Sunday, September 2, 2012
And Still More Castles
Breakfast came very early this morning, but there was a cure for making sure Linda was wide awake, this automatic coffee machine. Put your cup in it, select from the many options available (Linda chose cappuccino) and within a few seconds your cup is filled. My adventure was with the machine next to it where I learned that just because it has a photo of mixed fruit on it, if you can’t read French you will get a glass full of extremely sour grapefruit juice. Now that first mouthful was a real wake me up drink.
A very long road lined on both sides by trees. People taking photos of it. Not really, it’s what’s up ahead that counts. Because what’s up ahead was the residence of the King’s Mistress, then when the King dies, the Queen after she boots the mistress out, and later other Queens and still later there is a high count of Counts.
Looks like a castle, not the fighting medieval kind of castle, but the residence type of castle from the 1600’s when peace was more the norm in France.
Or is it a bridge with a castle built on it? A little bit of both actually. The castle section to the right came first, which was where the King’s mistress lived. She being rather smart and knowing the King liked to hunt had a bridge built to the left across the river to make easier for him to hunt and to entice him to show up more often. Later the rooms were added to the bridge giving the castle the look it has today.
The Grand Hallway, which extends the length of the bridge. The interesting thing about this is the floor. The black squares are slate, the white squares are tuffeau. Slate is extremely wear resistant, tuffeau is soft and wears easily. So what do you think the surface of the floor is like after centuries of people walking on it. Hills and valley’s isn’t exactly right, but it gives you an idea on just how uneven the surface is. We found it easier to walk on if we just made sure we stuck to putting our feet on just one color. Now that’s something they don’t put into the school history books about old castles.
A well equipped 15th century kitchen. Actually this is only one of the many rooms that made up the kitchen of the castle. Located on the lower level of the bridge it had all the latest comforts, including a bakery, a butchery and quarters for the superintendent of the kitchen. There was fresh water drawn from the river just below, and one trust the chamber pots were all emptied into the river on the downstream side of the castle, and a roasting spit that was automated by the use of gears and a weight.
The spit with the weight hanging out the window.
This one is for Linda. She takes so many photos of beautiful flowers where ever we go and I hardly ever include them. These are fresh flowers, and as we learned a little later in our visit, they have a enormous flower and vegetable garden on the castle grounds where all the flowers used throughout the castle are grown and cut.
Enough castle photos for now, here’s one of the gardens I was just talking about. This is one of the apple trees. And we kid you not, it is an actual apple tree loaded with apples. They call it espalier and it is where plants are pruned and tied to control their growth. In this case you end up with an 18” high apple tree that has two limbs that grow in opposite directions. That’s the trunk growing out of the ground on the right side.

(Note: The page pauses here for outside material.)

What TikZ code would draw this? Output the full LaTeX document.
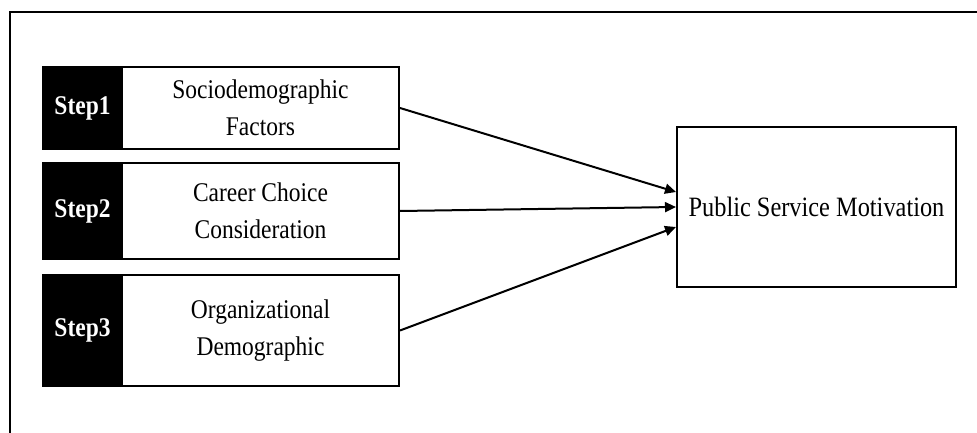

In the nearby town of Blois we ate lunch and then walked to the house where Leonardo da Vinci spent the last three years of his life. This is not a photo of that house. That same soft white rock that was on the castle floor is everywhere in the region. The fact that it is so soft lends itself to another interesting use, cave houses. Just dig back into the cliff, then dig a vertical shaft for a chimney, partition off some rooms and you have yourself a house. Put some windows in the front and you also get a great view of all the tourists stopping and taking photos of your house.
When Leonardo journeyed from Italy to France, he brought very little, but he did bring three paintings, one of which was the Mona Lisa. The original painting of the Mona Lisa is in the Louvre, and no one knows who the Mona Lisa really was. From this photo I have a pretty good idea of who the model was, but I’ll say no more lest I embarrass her. No, I didn’t mean she was as old as the Mono Lisa, I meant she has the same enigmatic qualities as the the Mona Lisa. Almost got myself into big trouble there.
I’ll end the day with this photo. They say Leonardo, one of the most brilliant men to ever live, would come down here to the kitchen and warm himself before the fire. Isn’t it interesting that as Linda took a photo of that very same fireplace an apparition seemed to appear in it. While this fellow is obviously not Leonardo, for one thing Leonardo did not invent was baseball, so he wouldn’t have worn a cap like this obviously brilliant fellow has on. Other than that there are probably more similarities than differences between this unknown apparition and the great man himself.
Back to reality, tomorrow we head off to the north where I get to see and visit one of my life long dreams, Mont Saint Michel. Tomorrow will be a very long day,including a late night group dinner and an early start the following morning, so if I don’t post tomorrow, you’ll know why. But there will be a post for every day of our trip, that I promise.